In Thailand, as well as in Australia, people do not give God the glory or honour or importance he deserves. Mostly they simply ignore God. Even we do not give God his rightful place in our lives, despite knowing who he is. This is why we have to keep singing new songs to him, and telling of his salvation – to remind ourselves what he has done for us, and so give him the honour he deserves. Thais have no concept of God, but they have a deep culture of honouring those who deserve it. They honour their parents, spiritual leaders, teachers, and the royal family. To not give due respect is wrong. Who deserves honour more than our God and King? Observe again verse 8: “Ascribe to the LORD the glory due his name.”

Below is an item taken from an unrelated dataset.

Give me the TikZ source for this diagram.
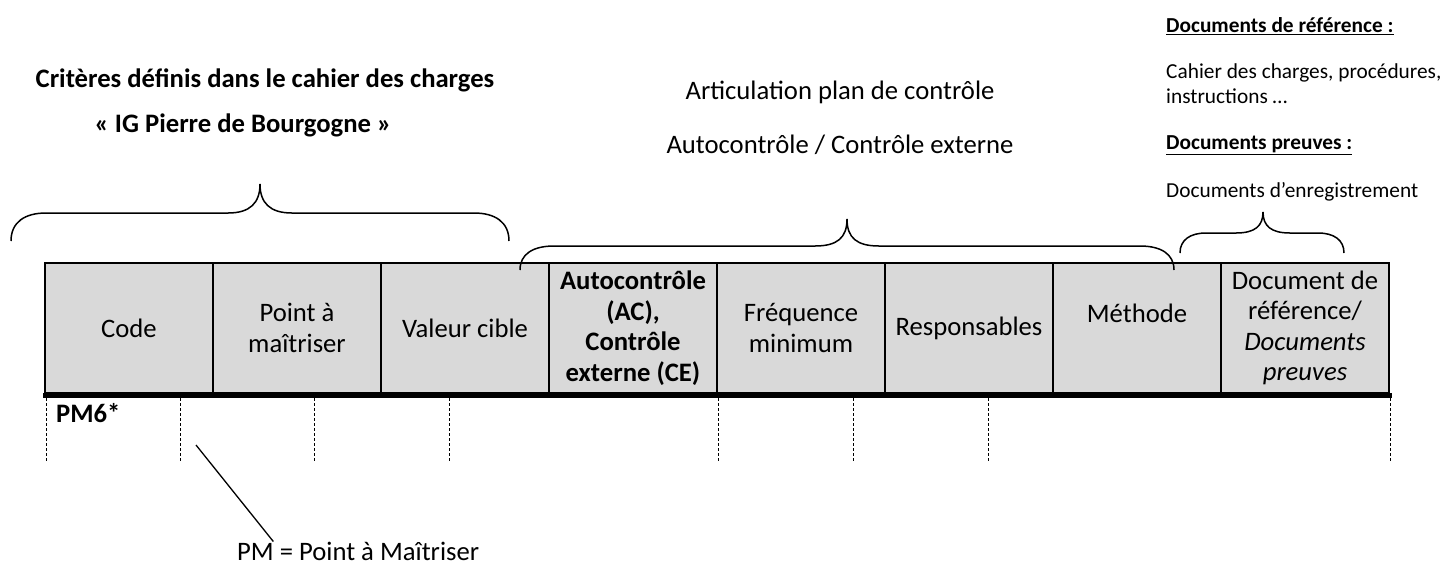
\documentclass[tikz,border=0pt]{standalone}
\usepackage{fontspec}
\setmainfont{Carlito}
\usetikzlibrary{positioning,calc}
\definecolor{headgray}{HTML}{D9D9D9}

\begin{document}
\begin{tikzpicture}[x=1pt,y=-1pt,
  head cell/.style={rectangle,draw,fill=headgray,line width=1.8pt,minimum width=168pt,minimum height=130pt,inner sep=0pt,outer sep=0pt,align=center,font=\fontsize{26.67}{30.5}\selectfont},
  big text/.style={inner sep=0pt,font=\fontsize{26.67}{30.5}\selectfont},
  small text/.style={inner sep=0pt,anchor=west,align=left,font=\fontsize{21.33}{25}\selectfont},
  brace line/.style={line width=1.5pt},
  dash line/.style={line width=0.8pt,dash pattern=on 3pt off 2pt}]

  \useasboundingbox (0,0) rectangle (1445,566);

  \node[head cell] (code) at (129,328) {Code};
  \node[head cell] (pam) [right=0pt of code] {Point à\\maîtriser};
  \node[head cell] (target) [right=0pt of pam] {Valeur cible};
  \node[head cell] (acce) [right=0pt of target] {\textbf{Autocontrôle}\\\textbf{(AC),}\\\textbf{Contrôle}\\\textbf{externe (CE)}};
  \node[head cell] (freq) [right=0pt of acce] {Fréquence\\minimum};
  \node[head cell] (resp) [right=0pt of freq] {Responsables};
  \node[head cell] (method) [right=0pt of resp] {Méthode\\\mbox{}};
  \node[head cell] (proofs) [right=0pt of method] {Document de\\référence/\\\textit{Documents}\\\textit{preuves}};

  \draw[line width=5pt] ([xshift=-2pt,yshift=-2pt]code.south west) -- ([xshift=3pt,yshift=-2pt]proofs.south east);
  \foreach \x in {46,180,314,449,718,853,988,1390}
    \draw[dash line] (\x,398) -- (\x,462);

  \node[big text] (critTitle) at (265,80) {\textbf{Critères définis dans le cahier des charges}};
  \node[big text] (igTitle) at (243,125) {\textbf{« IG Pierre de Bourgogne »}};
  \node[big text] (planTitle) at (840,92) {Articulation plan de contrôle};
  \node[big text] (planSub) at (840,145) {Autocontrôle / Contrôle externe};

  \node[small text] (refHead) at (1166,26) {\underline{\textbf{Documents de référence :}}};
  \node[small text] (refBody) at (1166,84) {Cahier des charges, procédures,\\instructions …};
  \node[small text] (proofHead) at (1166,145) {\underline{\textbf{Documents preuves :}}};
  \node[small text] (proofBody) at (1166,192) {Documents d’enregistrement};

  \draw[brace line] (11,241) .. controls (11,222) and (25,213) .. (46,213) -- (228,213)
    .. controls (250,213) and (260,203) .. (260,184) .. controls (260,203) and (270,213) .. (292,213)
    -- (474,213) .. controls (495,213) and (509,222) .. (509,241);
  \draw[brace line] (520,270) .. controls (520,254) and (533,246) .. (554,246) -- (815,246)
    .. controls (837,246) and (847,238) .. (847,219) .. controls (847,238) and (857,246) .. (879,246)
    -- (1140,246) .. controls (1161,246) and (1174,254) .. (1174,270);
  \draw[brace line] (1180,253) .. controls (1180,240) and (1190,233) .. (1206,233) -- (1236,233)
    .. controls (1255,233) and (1263,226) .. (1263,212) .. controls (1263,226) and (1271,233) .. (1290,233)
    -- (1318,233) .. controls (1334,233) and (1344,240) .. (1344,253);

  \node[big text] (pmSix) [anchor=west] at (56,413) {\textbf{PM6*}};
  \node[big text] (pmNote) [anchor=west] at (237,551) {PM = Point à Maîtriser};
  \coordinate (pmTip) at (196,445);
  \draw[line width=1.3pt] (pmTip) -- ($(pmNote.north west)!0.15!(pmNote.north east)$);
\end{tikzpicture}
\end{document}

What a challenge this is for both Aussies and Thais! Do we really give God his due importance? One way of expressing the importance of God in our lives is by bringing him offerings and coming into his courts to worship him. This is to give him our time and our money, the most tightly-held things we possess. Paul talks about offering up our whole lives as a sacrifice to God. Our ministry in Thailand is in response to who God is – his glory, his saving work in our lives, his ownership of our lives. It is not just the context in which we find ourselves, with all its needs, or using the gifts that God has given us. As disciples of Jesus, we follow him in proclaiming good news to the poor and liberty to the captives. Our motives might have been (1) to help sad people and fix injustice; or (2) to fulfil a sense of significance and need for purpose in our lives. But our motive, and yours, should be the glory of God. That we, and our Christian friends, and our nonbelieving family and neighbours, should honour God in accordance with what he deserves. Our work on his behalf should flow out of his greatness and be for his glory, never a desire for our own glory.